Since I already talked about my home lab setup in detail, it’s probably a good idea to cover the hardware too.

Let’s start with the old:

The Hyper-V server uses an older Celeron SoC board. This is the same hardware I started my virtualization journey with. You can read more about that here.

Last week I upgraded it’s memory to 16GB, and I’m sure storage upgrade will soon follow.

So why Hyper-V?

Note: this is the free Hyper-V Standalone Server and not a Windows Server with Hypervisor role

The answer is simple:

  • It is a good virtualization platform and has matured well over the years
  • Installation is identical to Windows Server family and does not require any extra drivers for on-board graphics to work
  • No feature limitations in this free offering (unlike ESXi), so Veeam or other hypervisor level backup software work as expected

Now the newer bits:

Supermicro Xeon-D is the main beast.

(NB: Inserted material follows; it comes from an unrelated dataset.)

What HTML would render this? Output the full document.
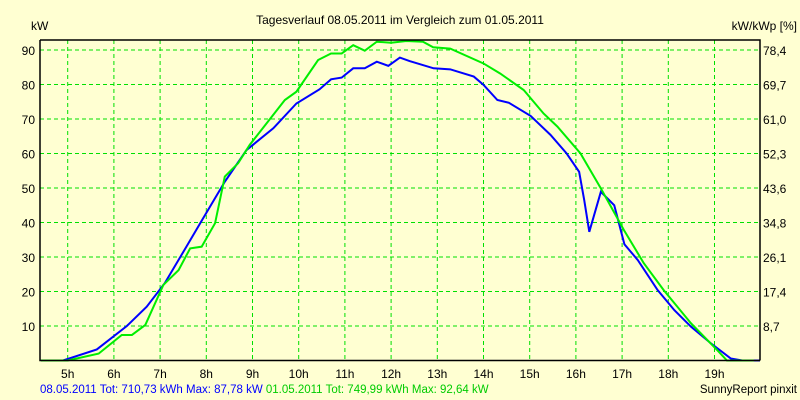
<!DOCTYPE html>
<html><head><meta charset="utf-8"><style>
body{margin:0;background:#ffffd2;}
svg{display:block;font-family:"Liberation Sans",sans-serif;font-size:12px;}
</style></head><body>
<svg width="800" height="400">
<rect width="800" height="400" fill="#ffffd2"/>
<text x="400" y="24" text-anchor="middle">Tagesverlauf 08.05.2011 im Vergleich zum 01.05.2011</text>
<text x="31" y="30">kW</text>
<text x="797" y="30" text-anchor="end">kW/kWp [%]</text>
<g id="grid"></g><g id="series"></g><g id="axes"></g>
<text x="40" y="393" fill="#0000ff" font-size="11.5">08.05.2011 Tot: 710,73 kWh Max: 87,78 kW <tspan fill="#00cc00">01.05.2011 Tot: 749,99 kWh Max: 92,64 kW</tspan></text>
<text x="797" y="393" text-anchor="end" font-size="11.5">SunnyReport pinxit</text>
</svg>
<script>
const hours=[5,6,7,8,9,10,11,12,13,14,15,16,17,18,19];
const yTicks=[10,20,30,40,50,60,70,80,90];
const y2Labels=["8,7","17,4","26,1","34,8","43,6","52,3","61,0","69,7","78,4"];
const blueT=[4.42,4.9,5.63,6.28,6.71,7.1,7.57,7.93,8.4,8.87,9.45,9.95,10.45,10.7,10.93,11.18,11.43,11.69,11.94,12.19,12.4,12.92,13.28,13.79,14.0,14.3,14.55,15.02,15.45,15.8,16.07,16.18,16.29,16.54,16.83,17.05,17.34,17.77,18.13,18.49,18.92,19.35,19.6,20.0];
const blueV=[0,0,3.2,10,15.6,22.4,33,41.2,51.8,61,67.3,74.5,78.6,81.5,82,84.7,84.7,86.6,85.4,87.8,86.8,84.7,84.4,82.3,79.9,75.5,74.7,70.9,65.4,60,54.7,46.5,37.3,48.9,45,33.7,29.1,20.4,14.6,9.8,5,0.6,0,0];
const greenT=[4.42,5,5.67,6.17,6.39,6.68,7.07,7.4,7.65,7.9,8.19,8.4,8.69,8.94,9.7,9.95,10.42,10.7,10.93,11.18,11.43,11.69,12.0,12.33,12.69,12.91,13.28,14.0,14.36,14.87,15.3,15.6,16.1,16.54,17.04,17.47,17.9,18.49,19.06,19.27,19.85];
const greenV=[0,0,2,7.4,7.4,10.3,21.9,26.2,32.5,33,39.8,53.3,57.2,62.5,75.5,77.9,87.1,89,89,91.4,89.8,92.4,92.1,92.6,92.4,90.8,90.4,86.1,83.2,78.4,71.6,67.8,60,49.9,37.8,28.2,20.4,10.8,3,0,0];
const L=40,R=760,T=40,B=360.5;
const X=h=>67.7+(h-5)*46.2;
const Y=v=>B-v*3.45;
const NS="http://www.w3.org/2000/svg";
function mk(tag,parent){const e=document.createElementNS(NS,tag);document.getElementById(parent).appendChild(e);return e;}
hours.forEach(h=>{
 const l=mk('line','grid');
 
 
 l.setAttribute('x1',X(h));l.setAttribute('x2',X(h));l.setAttribute('y1',T);l.setAttribute('y2',B);
 l.setAttribute('stroke','#00e000');l.setAttribute('stroke-dasharray','4,3');
 const t=mk('text','axes');
 
 
 t.setAttribute('x',X(h));t.setAttribute('y',378);t.setAttribute('text-anchor','middle');t.textContent=h+'h';
});
yTicks.forEach((v,i)=>{
 const l=mk('line','grid');
 
 
 l.setAttribute('x1',L);l.setAttribute('x2',R);l.setAttribute('y1',Y(v));l.setAttribute('y2',Y(v));
 l.setAttribute('stroke','#00e000');l.setAttribute('stroke-dasharray','4,3');
 const t=mk('text','axes');
 
 
 t.setAttribute('x',35);t.setAttribute('y',Y(v)+5);t.setAttribute('text-anchor','end');t.textContent=v;
 const t2=mk('text','axes');
 
 
 t2.setAttribute('x',763);t2.setAttribute('y',Y(v)+5);t2.textContent=y2Labels[i];
});
function line(ts,vs,col,name){
 const p=mk('polyline','series');
 
 
 p.setAttribute('points',ts.map((t,i)=>Math.min(X(t),R)+','+Y(vs[i])).join(' '));
 p.setAttribute('fill','none');p.setAttribute('stroke',col);p.setAttribute('stroke-width','2');
}
line(blueT,blueV,'#0000ff','series-08-05');
line(greenT,greenV,'#00ee00','series-01-05');
const ax=mk('path','axes');


ax.setAttribute('d',`M${L},${T}H${R}V${B}M${L},${T}V${B}H${R}`);
ax.setAttribute('stroke','#000');ax.setAttribute('fill','none');ax.setAttribute('stroke-width','1.5');
</script>
</body></html>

It is hosting 12 to 19 VMs including the master firewall. Initial build had 32GB of ECC RAM (one module) and one 512GB NVMe M2 drive, with an Nvidia GT710 graphics card passthru to a Windows VM that was connected to the TV as my media centre.

After a year I added another 32GB of RAM, 2 x 512GB SATA SSDs, and replaced the GT710 with a PCIe quad-port network card for pfSense.

The latest addition:

At the same time I added more memory to the Celeron server, I also purchased my very first NAS device. This 3-bay QNAP NAS replaced my virtualized NAS solutions/experiments:

  • First NAS4Free with passthru disks on ESXi and then
  • Ubuntu server with passthru disks on Hyper-V

As I expanded my lab and added more services, it was obvious that a separate and central storage device, independent of the hypervisor hosts, was very much needed.